— AIM OF THE TASK —
Line by line, repeat the data below exactly, beginning at the first line and ending at the line with "(m4c) at (12,108)". Omit pictures.

========================================

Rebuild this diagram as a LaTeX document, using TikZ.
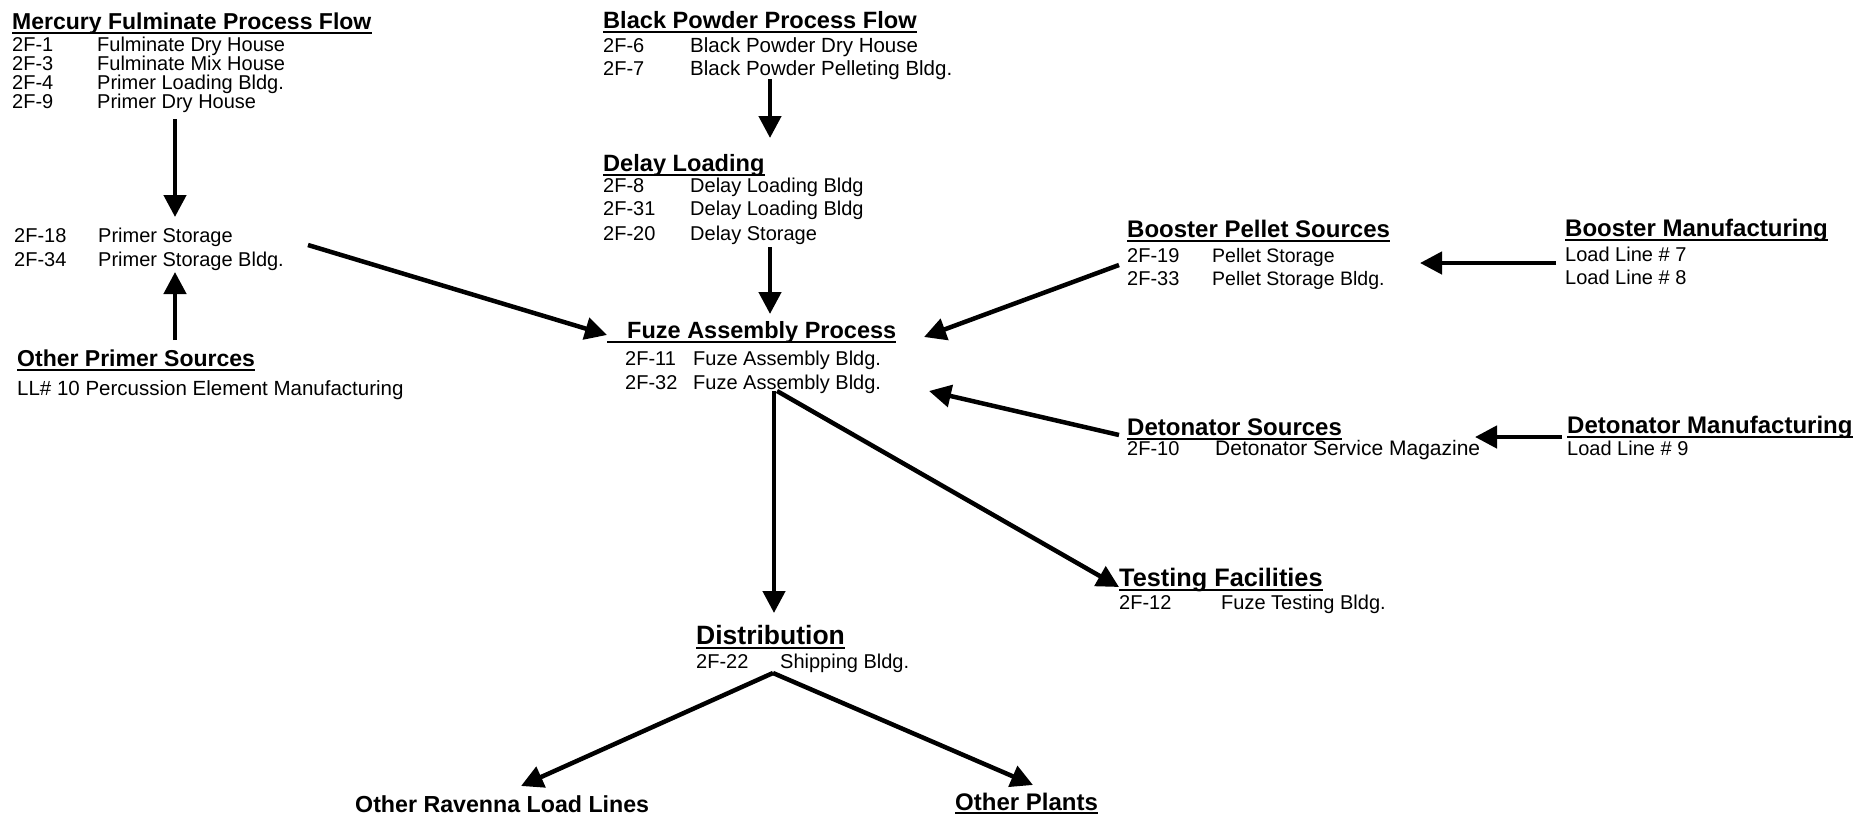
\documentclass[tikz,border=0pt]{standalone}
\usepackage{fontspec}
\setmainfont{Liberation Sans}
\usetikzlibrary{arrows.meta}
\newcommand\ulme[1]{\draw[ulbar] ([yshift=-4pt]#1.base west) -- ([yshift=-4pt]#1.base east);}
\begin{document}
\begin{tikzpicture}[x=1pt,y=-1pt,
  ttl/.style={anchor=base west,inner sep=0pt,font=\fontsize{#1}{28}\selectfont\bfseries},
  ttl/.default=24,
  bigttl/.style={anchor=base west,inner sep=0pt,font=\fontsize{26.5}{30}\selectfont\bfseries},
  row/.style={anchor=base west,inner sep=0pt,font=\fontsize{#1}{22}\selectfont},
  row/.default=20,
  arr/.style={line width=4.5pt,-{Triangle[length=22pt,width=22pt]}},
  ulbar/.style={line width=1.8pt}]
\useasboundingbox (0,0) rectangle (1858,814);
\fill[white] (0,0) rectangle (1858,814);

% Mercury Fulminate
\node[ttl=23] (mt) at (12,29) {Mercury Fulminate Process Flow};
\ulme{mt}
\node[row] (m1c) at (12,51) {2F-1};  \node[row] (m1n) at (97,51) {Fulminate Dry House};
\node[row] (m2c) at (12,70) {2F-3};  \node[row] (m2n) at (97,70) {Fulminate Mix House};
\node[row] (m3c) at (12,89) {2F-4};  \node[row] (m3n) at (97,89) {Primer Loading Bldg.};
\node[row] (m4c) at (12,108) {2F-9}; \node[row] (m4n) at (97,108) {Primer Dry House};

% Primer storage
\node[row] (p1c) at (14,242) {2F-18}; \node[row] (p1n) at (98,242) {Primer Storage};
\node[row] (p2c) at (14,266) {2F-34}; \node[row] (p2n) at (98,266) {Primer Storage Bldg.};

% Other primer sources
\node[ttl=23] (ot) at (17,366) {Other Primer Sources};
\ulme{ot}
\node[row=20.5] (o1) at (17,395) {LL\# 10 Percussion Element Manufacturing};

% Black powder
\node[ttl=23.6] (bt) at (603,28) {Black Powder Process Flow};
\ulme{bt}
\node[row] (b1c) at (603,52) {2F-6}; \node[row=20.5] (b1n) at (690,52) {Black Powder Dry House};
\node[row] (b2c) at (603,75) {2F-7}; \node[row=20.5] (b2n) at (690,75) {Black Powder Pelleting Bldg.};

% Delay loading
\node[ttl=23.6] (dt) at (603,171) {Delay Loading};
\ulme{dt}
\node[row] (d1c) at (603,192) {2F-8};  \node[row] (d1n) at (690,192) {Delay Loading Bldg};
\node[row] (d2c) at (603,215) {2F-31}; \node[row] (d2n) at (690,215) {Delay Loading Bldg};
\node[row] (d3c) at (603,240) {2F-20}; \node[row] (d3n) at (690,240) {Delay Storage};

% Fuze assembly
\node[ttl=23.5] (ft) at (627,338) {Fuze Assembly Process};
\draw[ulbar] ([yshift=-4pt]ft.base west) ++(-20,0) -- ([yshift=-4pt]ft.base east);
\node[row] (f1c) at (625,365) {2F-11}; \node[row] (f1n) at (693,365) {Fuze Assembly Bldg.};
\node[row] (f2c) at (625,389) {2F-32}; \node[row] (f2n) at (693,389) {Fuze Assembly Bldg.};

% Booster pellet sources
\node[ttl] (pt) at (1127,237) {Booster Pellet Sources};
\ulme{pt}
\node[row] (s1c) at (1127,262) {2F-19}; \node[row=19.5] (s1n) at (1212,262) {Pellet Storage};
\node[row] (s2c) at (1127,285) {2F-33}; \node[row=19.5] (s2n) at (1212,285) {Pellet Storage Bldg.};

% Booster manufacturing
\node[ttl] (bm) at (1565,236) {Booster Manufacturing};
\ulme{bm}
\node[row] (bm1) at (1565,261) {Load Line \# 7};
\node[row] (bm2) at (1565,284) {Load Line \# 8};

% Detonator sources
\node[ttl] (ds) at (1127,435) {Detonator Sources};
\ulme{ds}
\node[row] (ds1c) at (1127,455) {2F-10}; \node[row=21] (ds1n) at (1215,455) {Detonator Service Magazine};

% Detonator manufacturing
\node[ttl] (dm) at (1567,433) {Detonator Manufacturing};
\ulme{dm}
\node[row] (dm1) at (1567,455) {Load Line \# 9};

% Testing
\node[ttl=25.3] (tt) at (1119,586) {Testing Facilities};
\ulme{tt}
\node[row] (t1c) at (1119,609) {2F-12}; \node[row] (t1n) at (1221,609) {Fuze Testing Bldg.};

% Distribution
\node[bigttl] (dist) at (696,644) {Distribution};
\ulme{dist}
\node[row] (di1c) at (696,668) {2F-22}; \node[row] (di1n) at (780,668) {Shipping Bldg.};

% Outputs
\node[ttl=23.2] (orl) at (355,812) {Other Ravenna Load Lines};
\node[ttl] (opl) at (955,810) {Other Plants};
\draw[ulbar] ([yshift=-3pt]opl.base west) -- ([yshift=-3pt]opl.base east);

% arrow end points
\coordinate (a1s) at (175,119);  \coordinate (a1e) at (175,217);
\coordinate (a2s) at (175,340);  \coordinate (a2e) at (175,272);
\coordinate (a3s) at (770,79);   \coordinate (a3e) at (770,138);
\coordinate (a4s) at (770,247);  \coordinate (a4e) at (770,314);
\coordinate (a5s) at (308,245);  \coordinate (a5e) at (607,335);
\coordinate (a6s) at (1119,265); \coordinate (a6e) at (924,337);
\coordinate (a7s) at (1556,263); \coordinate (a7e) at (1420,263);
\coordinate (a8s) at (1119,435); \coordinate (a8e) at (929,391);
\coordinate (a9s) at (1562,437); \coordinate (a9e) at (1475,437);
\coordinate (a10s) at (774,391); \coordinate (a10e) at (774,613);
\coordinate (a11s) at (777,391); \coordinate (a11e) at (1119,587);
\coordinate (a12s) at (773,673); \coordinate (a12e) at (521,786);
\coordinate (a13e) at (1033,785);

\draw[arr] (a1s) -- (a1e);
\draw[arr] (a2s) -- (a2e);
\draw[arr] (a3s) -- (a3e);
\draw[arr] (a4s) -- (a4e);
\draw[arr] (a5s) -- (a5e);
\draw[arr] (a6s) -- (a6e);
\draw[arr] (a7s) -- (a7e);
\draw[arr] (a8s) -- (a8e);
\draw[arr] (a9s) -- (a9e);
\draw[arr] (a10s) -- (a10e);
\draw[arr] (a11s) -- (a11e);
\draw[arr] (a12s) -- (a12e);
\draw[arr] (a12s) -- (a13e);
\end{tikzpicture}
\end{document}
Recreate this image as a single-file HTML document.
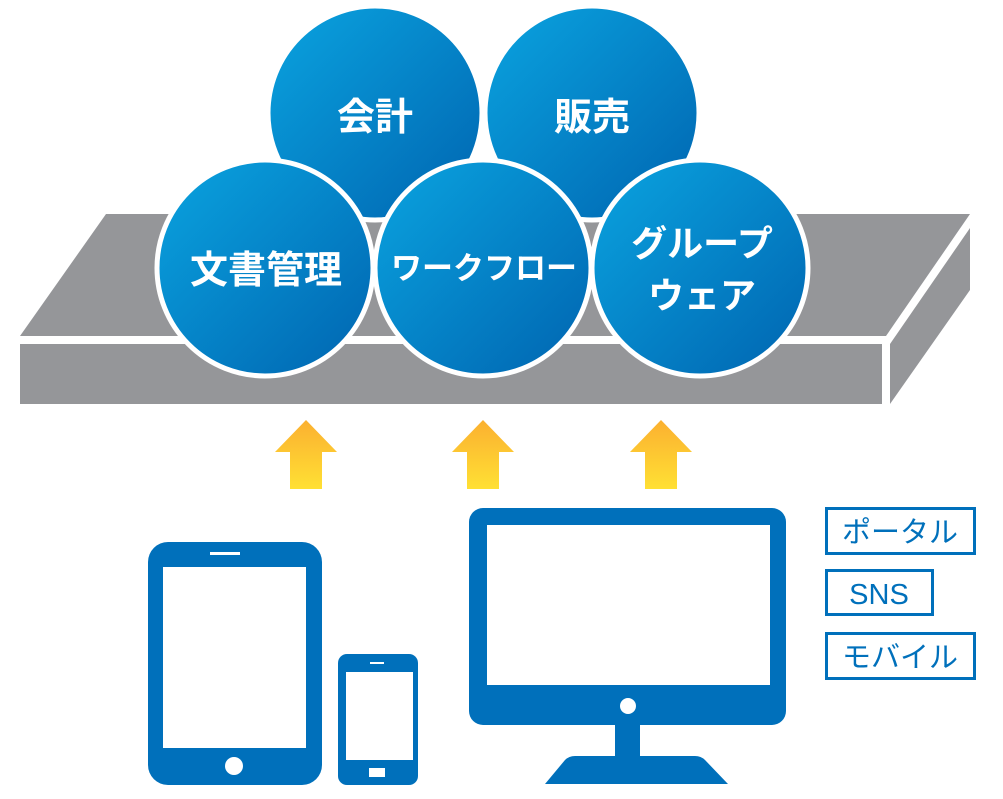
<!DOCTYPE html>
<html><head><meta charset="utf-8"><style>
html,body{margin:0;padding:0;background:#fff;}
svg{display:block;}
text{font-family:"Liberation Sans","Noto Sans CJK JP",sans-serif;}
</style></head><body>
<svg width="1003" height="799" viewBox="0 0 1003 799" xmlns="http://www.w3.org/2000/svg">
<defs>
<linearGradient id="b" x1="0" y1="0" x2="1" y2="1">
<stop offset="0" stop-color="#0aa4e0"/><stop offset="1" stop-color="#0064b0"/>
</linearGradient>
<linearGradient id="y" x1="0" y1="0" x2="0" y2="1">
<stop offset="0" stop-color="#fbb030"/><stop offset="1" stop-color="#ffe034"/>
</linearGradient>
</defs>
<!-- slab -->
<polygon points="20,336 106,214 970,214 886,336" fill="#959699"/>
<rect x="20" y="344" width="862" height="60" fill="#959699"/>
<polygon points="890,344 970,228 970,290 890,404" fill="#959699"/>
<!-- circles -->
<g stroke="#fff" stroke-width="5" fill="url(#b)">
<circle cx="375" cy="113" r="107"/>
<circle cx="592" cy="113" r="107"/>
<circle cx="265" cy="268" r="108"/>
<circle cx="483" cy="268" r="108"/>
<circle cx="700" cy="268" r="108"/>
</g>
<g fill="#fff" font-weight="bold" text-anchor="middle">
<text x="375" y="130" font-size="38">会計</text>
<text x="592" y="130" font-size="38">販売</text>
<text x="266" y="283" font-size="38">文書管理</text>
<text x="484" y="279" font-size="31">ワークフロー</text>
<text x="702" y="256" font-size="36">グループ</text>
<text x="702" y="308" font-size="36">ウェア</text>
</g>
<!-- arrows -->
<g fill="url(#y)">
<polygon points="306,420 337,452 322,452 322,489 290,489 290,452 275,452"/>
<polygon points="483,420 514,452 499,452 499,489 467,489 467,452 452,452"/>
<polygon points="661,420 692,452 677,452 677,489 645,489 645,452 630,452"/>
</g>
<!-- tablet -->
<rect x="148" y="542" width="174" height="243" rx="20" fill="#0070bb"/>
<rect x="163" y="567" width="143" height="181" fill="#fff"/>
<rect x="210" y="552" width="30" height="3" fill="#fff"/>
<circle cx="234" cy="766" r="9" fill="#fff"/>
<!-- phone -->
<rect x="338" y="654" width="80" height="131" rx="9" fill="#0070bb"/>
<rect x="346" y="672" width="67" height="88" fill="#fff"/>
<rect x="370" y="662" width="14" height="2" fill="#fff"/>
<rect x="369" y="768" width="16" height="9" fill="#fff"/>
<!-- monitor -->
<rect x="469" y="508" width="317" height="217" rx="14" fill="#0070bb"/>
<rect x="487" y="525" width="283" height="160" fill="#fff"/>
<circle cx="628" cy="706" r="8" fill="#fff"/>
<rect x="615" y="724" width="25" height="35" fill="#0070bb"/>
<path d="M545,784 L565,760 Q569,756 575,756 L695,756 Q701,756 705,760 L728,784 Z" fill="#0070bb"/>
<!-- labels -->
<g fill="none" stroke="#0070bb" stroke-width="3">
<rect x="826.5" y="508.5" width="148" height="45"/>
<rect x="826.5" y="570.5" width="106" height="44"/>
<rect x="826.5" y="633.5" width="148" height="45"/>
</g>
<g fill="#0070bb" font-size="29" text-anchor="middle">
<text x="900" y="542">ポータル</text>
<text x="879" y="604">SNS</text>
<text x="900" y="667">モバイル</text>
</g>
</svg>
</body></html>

========================================

— SOLVED PROBLEM —
Rebuild this diagram as a LaTeX document, using TikZ.
\documentclass[tikz,border=0pt]{standalone}
\usepackage{fontspec}
\setmainfont{Liberation Sans}
\usetikzlibrary{arrows.meta}
\newcommand\ulme[1]{\draw[ulbar] ([yshift=-4pt]#1.base west) -- ([yshift=-4pt]#1.base east);}
\begin{document}
\begin{tikzpicture}[x=1pt,y=-1pt,
  ttl/.style={anchor=base west,inner sep=0pt,font=\fontsize{#1}{28}\selectfont\bfseries},
  ttl/.default=24,
  bigttl/.style={anchor=base west,inner sep=0pt,font=\fontsize{26.5}{30}\selectfont\bfseries},
  row/.style={anchor=base west,inner sep=0pt,font=\fontsize{#1}{22}\selectfont},
  row/.default=20,
  arr/.style={line width=4.5pt,-{Triangle[length=22pt,width=22pt]}},
  ulbar/.style={line width=1.8pt}]
\useasboundingbox (0,0) rectangle (1858,814);
\fill[white] (0,0) rectangle (1858,814);

% Mercury Fulminate
\node[ttl=23] (mt) at (12,29) {Mercury Fulminate Process Flow};
\ulme{mt}
\node[row] (m1c) at (12,51) {2F-1};  \node[row] (m1n) at (97,51) {Fulminate Dry House};
\node[row] (m2c) at (12,70) {2F-3};  \node[row] (m2n) at (97,70) {Fulminate Mix House};
\node[row] (m3c) at (12,89) {2F-4};  \node[row] (m3n) at (97,89) {Primer Loading Bldg.};
\node[row] (m4c) at (12,108) {2F-9}; \node[row] (m4n) at (97,108) {Primer Dry House};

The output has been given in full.